A woman was left dangling half way out of a moving getaway car after she chased down the man who had snatched her wallet, a court has heard.
Tony Carrick (41) was given a partially suspended sentence at Dublin Circuit Criminal Court after he admitted robbing Aoife O’Reilly as she was standing in line for a coffee at a petrol station in Finglas, north Dublin.
After asking her for the time Carrick grabbed her wallet and fled to a car. Ms O’Reilly pursued and ended up half in and half out of the vehicle.
Both Carrick and the driver shouted at her to “get out or I’ll fucking kill you” and Carrick punched her in the head.
The driver drove 200 yards while Ms O’Reilly’s legs were dangling outside of the car.
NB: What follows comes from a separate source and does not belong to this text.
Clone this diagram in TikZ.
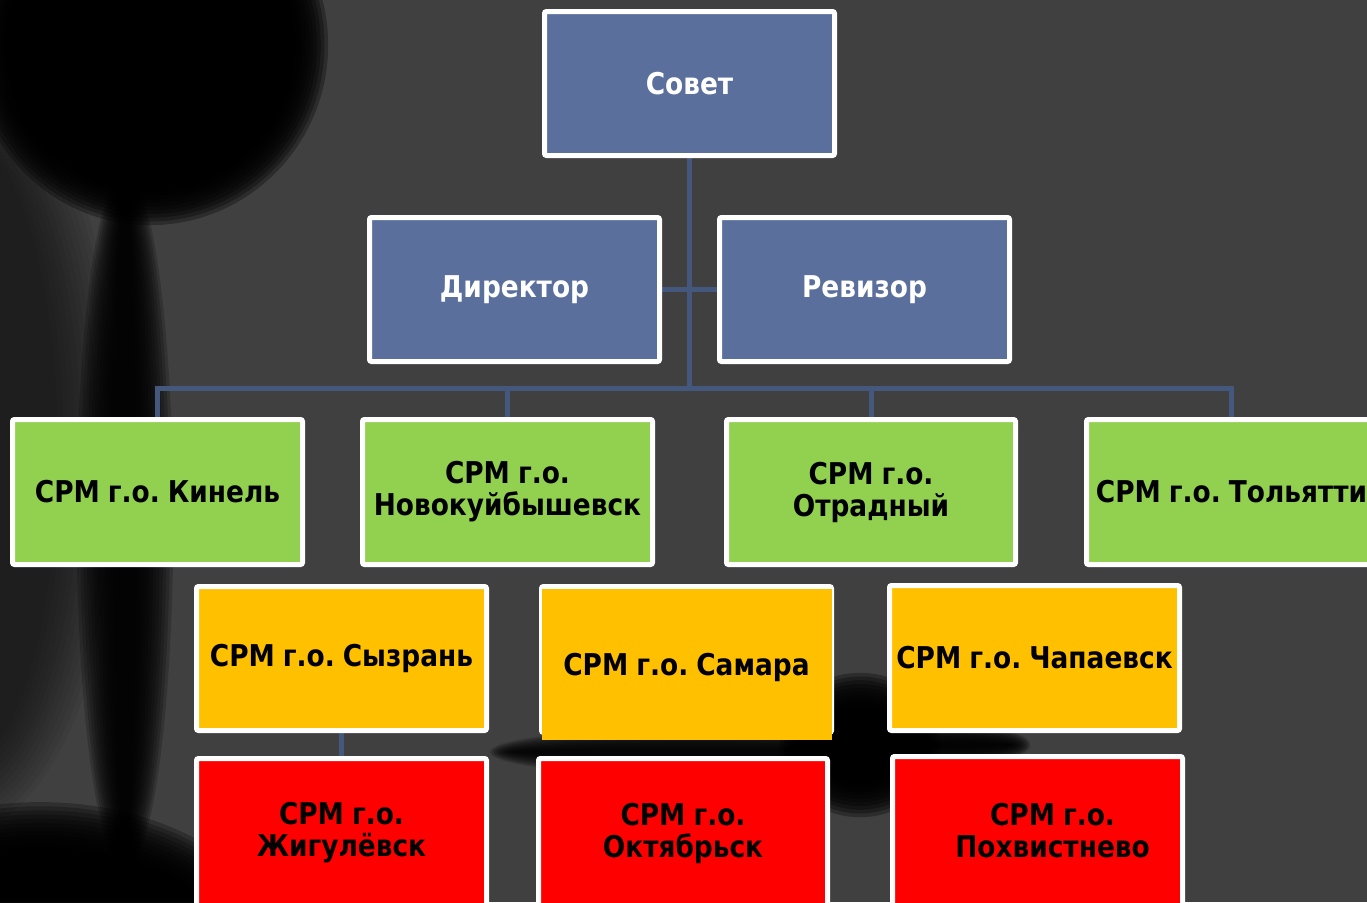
\documentclass[tikz,border=0pt]{standalone}
\usepackage{fontspec}
\newfontfamily\boxfont{DejaVu Sans}[FakeStretch=0.88]
\definecolor{bgcol}{HTML}{404040}
\definecolor{boxblue}{HTML}{5B6F9D}
\definecolor{linkblue}{HTML}{44587E}
\definecolor{boxgreen}{HTML}{92D050}
\definecolor{boxyellow}{HTML}{FFC000}
\definecolor{boxred}{HTML}{FF0000}
\pgfdeclarelayer{back}
\pgfdeclarelayer{edges}
\pgfsetlayers{back,edges,main}
\frenchspacing
% soft (blurred) dark shape: x, y, x radius, y radius, blur width, opacity per layer
\newcommand\softblob[6]{%
  \foreach \k in {0,...,11}{%
    \fill[black, opacity=#6] (#1,#2) ellipse [x radius={#3+#5*(\k-5.5)/12}, y radius={#4+#5*(\k-5.5)/12}];
  }}
\newcommand\boxtextfont{\boxfont\bfseries\fontsize{30}{32}\selectfont\frenchspacing\spaceskip=8pt plus 2pt minus 1pt\relax}
\begin{document}
\begin{tikzpicture}[x=1pt,y=-1pt,
  box/.style={draw=white, line width=5pt, rounded corners=2pt,
    minimum width=290pt, minimum height=144pt, inner sep=0pt, align=center,
    font=\boxtextfont},
  bluebox/.style={box, fill=boxblue, text=white},
  greenbox/.style={box, fill=boxgreen, text=black, minimum height=145pt},
  yellowbox/.style={box, fill=boxyellow, text=black},
  redbox/.style={box, fill=boxred, text=black, minimum height=149pt},
  labeltext/.style={inner sep=0pt, align=center, text=black, font=\boxtextfont},
  link/.style={draw=linkblue, line width=5pt}]
\useasboundingbox (0,0) rectangle (1367,902);
\clip (0,0) rectangle (1367,902);
\begin{pgfonlayer}{back}
\fill[bgcol] (0,0) rectangle (1367,902);
\softblob{-40}{450}{130}{350}{70}{0.05}
\softblob{125}{520}{30}{330}{40}{0.2}
\softblob{150}{45}{158}{160}{44}{0.3}
\softblob{40}{975}{230}{150}{50}{0.25}
\softblob{860}{745}{60}{52}{44}{0.3}
\softblob{700}{752}{200}{14}{22}{0.15}
\softblob{940}{745}{80}{12}{22}{0.2}
\end{pgfonlayer}

\node[bluebox] (sovet) at (689.5,83.5) {Совет};
\node[bluebox] (dir) at (514.5,289.5) {Директор};
\node[bluebox] (rev) at (864.5,289.5) {Ревизор};

\node[greenbox] (g1) at (157.5,492) {СРМ г.о. Кинель};
\node[greenbox] (g2) at (507.5,492) {СРМ г.о.\\Новокуйбышевск};
\node[greenbox, minimum width=289pt] (g3) at (871,492) {СРМ г.о.\\Отрадный};
\node[greenbox] (g4) at (1231.5,492) {СРМ г.о. Тольятти};

\node[yellowbox] (y1) at (341.5,658.5) {СРМ г.о. Сызрань};
\node[yellowbox, minimum height=146pt] (y2) at (686.5,659.5) {};
\fill[boxyellow] (542,589) rectangle (832,740);
\node[labeltext] (y2t) at (686.5,667) {СРМ г.о. Самара};
\node[yellowbox, minimum height=145pt] (y3) at (1034.5,658) {СРМ г.о. Чапаевск};

\node[redbox] (r1) at (341.5,833) {СРМ г.о.\\Жигулёвск};
\node[redbox, minimum width=289pt] (r2) at (683,833) {СРМ г.о.\\Октябрьск};
\node[redbox] (r3) at (1037.5,831) {\hspace*{30pt}СРМ г.о.\\\hspace*{30pt}Похвистнево};

\begin{pgfonlayer}{edges}
\coordinate (bus) at (689.5,388);
\draw[link] (sovet.south) -- (bus);
\draw[link] (dir.east) -- (rev.west);
\draw[link] (g1.north) -- (g1.north |- bus) -- (g4.north |- bus) -- (g4.north);
\draw[link] (g2.north) -- (g2.north |- bus);
\draw[link] (g3.north) -- (g3.north |- bus);
\draw[link] (y1.south) -- (r1.north);
\end{pgfonlayer}
\end{tikzpicture}
\end{document}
Carrick told her that if she got out of the car he would throw her the wallet, but the driver pushed her out and drove away.
Carrick of Knowth Court, Poppintree, Dublin pleaded guilty to robbery and endangerment on December 13, 2016.
Carrick is already serving a five and a half year jail term for burglaries and an attempted car-jacking. Judge Karen O’Connor yesterday directed that the sentence for these latest crimes run consecutive to this sentence, as Carrick was out on bail for the earlier crimes when he offended again.
This brings Carrick’s total sentence to eight years for all matters. Judge O’Connor suspended the final two and a half years from the total sentence of eight years. She backdated the sentence to December 2016 when Carrick went into custody.
Carrick also admitted a second robbery at another filling station on the same day in which he only managed to make off with an apron.
Detective Sergeant Shane McCartan told Sinéad McMullan BL, prosecuting, Barbara Macken was starting work at Topaz in The Ward, Dublin, when she was approached by Carrick.
Carrick again asked for the time and then attempted to grab her handbag but only succeeded in taking her apron. When he realised this he threw it down before jumping into the same car as the earlier robbery.
The court heard the driver, who was involved in both incidents, is now deceased.
Carrick’s 110 previous convictions include assault, criminal damage, burglary, endangerment, robbery and unlawful possession of ammunition.
Det Sgt McCartan agreed with Luigi Rea BL, defending, that Carrick was in a drug induced state at the time of the incidents. Mr Rea remarked that his client had been using crack cocaine which “drives people a little bit crazy, people say”.
Mr Rea said that Carrick was seeking treatment for his addictions. He handed into the court a two-page letter of apology written by his client.
Judge O’Connor described the incidents as “horrendous behaviour”. She noted that Ms O’Reilly has recurring nightmares, suffers panic attacks in crowded places and has lost confidence.
She further noted that Ms O’Reilly had stated that she is unlikely to help strangers as a result of feeling unsafe.
The judge accepted that Carrick has poor cognitive functioning, has a significant history of substance abuse and institutional abuse and that he had entered an early plea.